Contra la corrupción, pero ¿cómo?
Se publicaron esta semana datos de Transparencia Internacional, que dicen medir los niveles de corrupción de 180 países en un índice que coloca en 0 a los “altamente corruptos” y en 100 a los “más limpios”. Al menos así lo presentan los medios de comunicación globales y locales que invitan a sus ciudadanos a conocer, en perspectiva comparada, cuánto mejoraron o empeoraron sus países en rectitud institucional. La Argentina y Brasil no solo salen empatados porque ambos alcanzan 38/100 puntos y comparten la posición 94/180 en el ranking, sino también porque a partir de 2019, con un gobierno de centro izquierda y otro de centro derecha, los dos redujeron sus puntajes.

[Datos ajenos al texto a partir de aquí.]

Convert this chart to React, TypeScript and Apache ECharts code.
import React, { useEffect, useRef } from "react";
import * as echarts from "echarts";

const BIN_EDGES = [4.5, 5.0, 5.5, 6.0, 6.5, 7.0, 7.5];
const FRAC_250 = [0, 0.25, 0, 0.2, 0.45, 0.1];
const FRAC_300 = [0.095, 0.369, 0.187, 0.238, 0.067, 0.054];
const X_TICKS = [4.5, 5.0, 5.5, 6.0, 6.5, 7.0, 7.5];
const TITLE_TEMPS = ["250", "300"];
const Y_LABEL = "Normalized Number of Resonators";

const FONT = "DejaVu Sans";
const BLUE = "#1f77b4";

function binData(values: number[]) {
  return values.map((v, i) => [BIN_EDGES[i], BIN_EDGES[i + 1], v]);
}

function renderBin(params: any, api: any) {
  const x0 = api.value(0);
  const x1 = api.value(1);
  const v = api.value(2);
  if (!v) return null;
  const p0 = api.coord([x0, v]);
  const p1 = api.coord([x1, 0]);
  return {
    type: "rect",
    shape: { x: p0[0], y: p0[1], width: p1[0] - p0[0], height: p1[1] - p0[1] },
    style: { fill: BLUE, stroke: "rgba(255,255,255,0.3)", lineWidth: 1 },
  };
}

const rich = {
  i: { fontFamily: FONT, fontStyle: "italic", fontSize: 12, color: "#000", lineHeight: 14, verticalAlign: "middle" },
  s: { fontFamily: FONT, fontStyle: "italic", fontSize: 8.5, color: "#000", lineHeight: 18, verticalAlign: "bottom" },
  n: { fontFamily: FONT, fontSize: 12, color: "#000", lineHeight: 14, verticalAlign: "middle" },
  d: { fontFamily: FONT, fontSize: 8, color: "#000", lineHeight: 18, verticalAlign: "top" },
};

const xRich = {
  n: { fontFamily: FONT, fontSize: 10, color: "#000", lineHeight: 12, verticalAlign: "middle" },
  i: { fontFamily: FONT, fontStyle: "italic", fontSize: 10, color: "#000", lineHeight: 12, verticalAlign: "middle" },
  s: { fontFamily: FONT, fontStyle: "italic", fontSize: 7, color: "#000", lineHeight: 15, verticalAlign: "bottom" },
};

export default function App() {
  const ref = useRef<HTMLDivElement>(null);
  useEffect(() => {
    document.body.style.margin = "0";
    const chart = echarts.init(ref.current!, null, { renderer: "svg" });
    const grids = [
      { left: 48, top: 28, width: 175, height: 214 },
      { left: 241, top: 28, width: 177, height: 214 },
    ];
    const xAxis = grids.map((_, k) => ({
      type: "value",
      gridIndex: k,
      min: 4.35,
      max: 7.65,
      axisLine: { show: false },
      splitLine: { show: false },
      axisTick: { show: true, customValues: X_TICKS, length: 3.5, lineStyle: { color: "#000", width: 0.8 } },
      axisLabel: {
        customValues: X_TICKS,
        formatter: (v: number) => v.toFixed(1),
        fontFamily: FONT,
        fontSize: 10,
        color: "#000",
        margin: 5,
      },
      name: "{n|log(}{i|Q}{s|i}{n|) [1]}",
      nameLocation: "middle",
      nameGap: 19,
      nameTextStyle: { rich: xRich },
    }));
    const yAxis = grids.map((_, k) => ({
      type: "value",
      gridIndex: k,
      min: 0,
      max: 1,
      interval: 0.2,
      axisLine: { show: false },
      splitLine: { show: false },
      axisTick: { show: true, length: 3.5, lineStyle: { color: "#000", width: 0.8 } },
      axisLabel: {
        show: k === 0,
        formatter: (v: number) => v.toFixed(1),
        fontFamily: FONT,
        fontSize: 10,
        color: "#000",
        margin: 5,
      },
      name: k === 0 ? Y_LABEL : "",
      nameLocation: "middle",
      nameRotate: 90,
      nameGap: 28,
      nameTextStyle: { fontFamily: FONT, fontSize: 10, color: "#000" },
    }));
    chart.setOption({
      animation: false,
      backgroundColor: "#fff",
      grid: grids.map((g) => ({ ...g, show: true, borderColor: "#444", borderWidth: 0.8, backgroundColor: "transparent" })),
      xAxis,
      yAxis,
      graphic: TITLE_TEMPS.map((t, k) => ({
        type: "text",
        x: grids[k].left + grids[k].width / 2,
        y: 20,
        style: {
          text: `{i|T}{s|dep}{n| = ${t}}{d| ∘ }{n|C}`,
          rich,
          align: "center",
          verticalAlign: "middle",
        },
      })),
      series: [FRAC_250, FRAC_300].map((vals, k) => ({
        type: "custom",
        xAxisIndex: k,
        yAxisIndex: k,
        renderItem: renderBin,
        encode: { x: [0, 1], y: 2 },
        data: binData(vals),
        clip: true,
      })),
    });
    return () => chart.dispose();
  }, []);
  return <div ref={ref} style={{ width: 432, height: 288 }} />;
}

Cierta forma contemporánea de la ignorancia cree que la verdad es numérica. No importa qué ni cómo se mida un fenómeno, cuanto más decimales resista su descripción más cerca estaremos de la objetividad. Lo llamativo es que, ante un coro generalizado de indignados que enjuicia a las instituciones políticas y administrativas de cada nación (dejando debajo siempre a las más pobres y desiguales como Somalía, Sudan o Haití y en la cima a las más ricas e igualitarias como Dinamarca, Alemania o Canadá), casi nadie se pregunta qué mide exactamente este índice, hasta qué punto refleja cambios significativos y sobre todo cuánto el aliento de esta sensibilidad global por la transparencia está contribuyendo a disminuir los delitos que denuncia.
Ante las complejidades que presenta definir jurídicamente el término corrupción, la dificultad que supone registrar prácticas ilegales y el hecho de que sus víctimas muchas veces ni se enteran de lo sucedido, Transparencia Internacional opta por medir percepciones. Es decir, no recuenta hechos concretos sino lo que un panel de expertos y empresarios opina como la situación imperante. Es notable observar la distancia entre las advertencias metodológicas que incluye el documento y las afirmaciones perentorias que acompañan la publicación. Mientras en las primeras se reconoce que el índice “no es un veredicto de los niveles de corrupción de naciones” (FAQ, p. 2), en la portada se denuncia que “...155 países no hicieron ningún progreso significativo contra la corrupción o incluso declinaron desde 2021.” Ni aquí ni en los medios que difunden los resultados hay mayores esfuerzos por contrastar estos índices con la renovación de autoridades, ni su correspondencia con la efectiva observación de los delitos sospechados.
Claro está, la preocupación es legítima, y muy grave que unos pocos se beneficien a costa de las mayorías. La cuestión, como plantea Sebastián Pereyra, es apreciar cuánto esta forma moralizada de concebir al fenómeno contribuye a revertirlo. Desde la perspectiva que transmiten estos índices y que tanto se popularizó en la Argentina, la corrupción remite a un conjunto preciso de personas con conductas perversas. La forma de combatir a esos seres y sus actos es develar sus fechorías (con escándalos), sancionar sus transgresiones (con juicios ejemplares) y diseñar dispositivos que alienten la rendición de cuentas (con crecientes controles administrativos). El problema es que mientras la sospecha se propaga, la frustración crece y, en el límite, se generaliza un resignado acostumbramiento, los juicios avanzan lento, casi nadie es condenado y los engorrosos procedimientos adoptados generan lo contrario de lo que dicen perseguir.
Mientras tanto, poco se dice de la corrupción como efecto sistémico de ordenes políticos, judiciales y administrativos que recurren a estos mecanismos espurios para solucionar sus problemas. Oficialismo y oposición, cuyas campañas se financian de manera oscura, prefieren denunciar a sus competidores como delincuentes y judicializar sus conflictos en lugar de resolverlos con las artes que les son propias. Ambos eligen seguir alimentando redes afines, en lugar de garantizar la independencia judicial. Por su parte, conscientes de los resortes que dictarán sus ascensos, los jueces se suplantan o se reconvierten según el clima político en el que les toque intervenir. A su vez, pocos piensan en fortalecer un funcionariado público que además de completar planillas de gastos irrisorios, tenga los conocimientos, la experiencia, la responsabilidad y sobre todo la dignidad que requieren las instituciones que se aspira a construir. Hay otras formas de resolver el problema. En la Red Marítima Anticorrupción, por ejemplo, en lugar de denunciar testimonialmente a los malos, se identificó el problema que resolvían esas prácticas condenables y se buscó solucionarlos de un modo más virtuoso para la comunidad.
Mientras las transgresiones a las normas se multiplican, nos quedan al menos los números. Con la fuerza de las estadísticas y la conciencia tranquila, sigamos replicando entonces el negocio complaciente e inocuo de esta nueva Inquisición.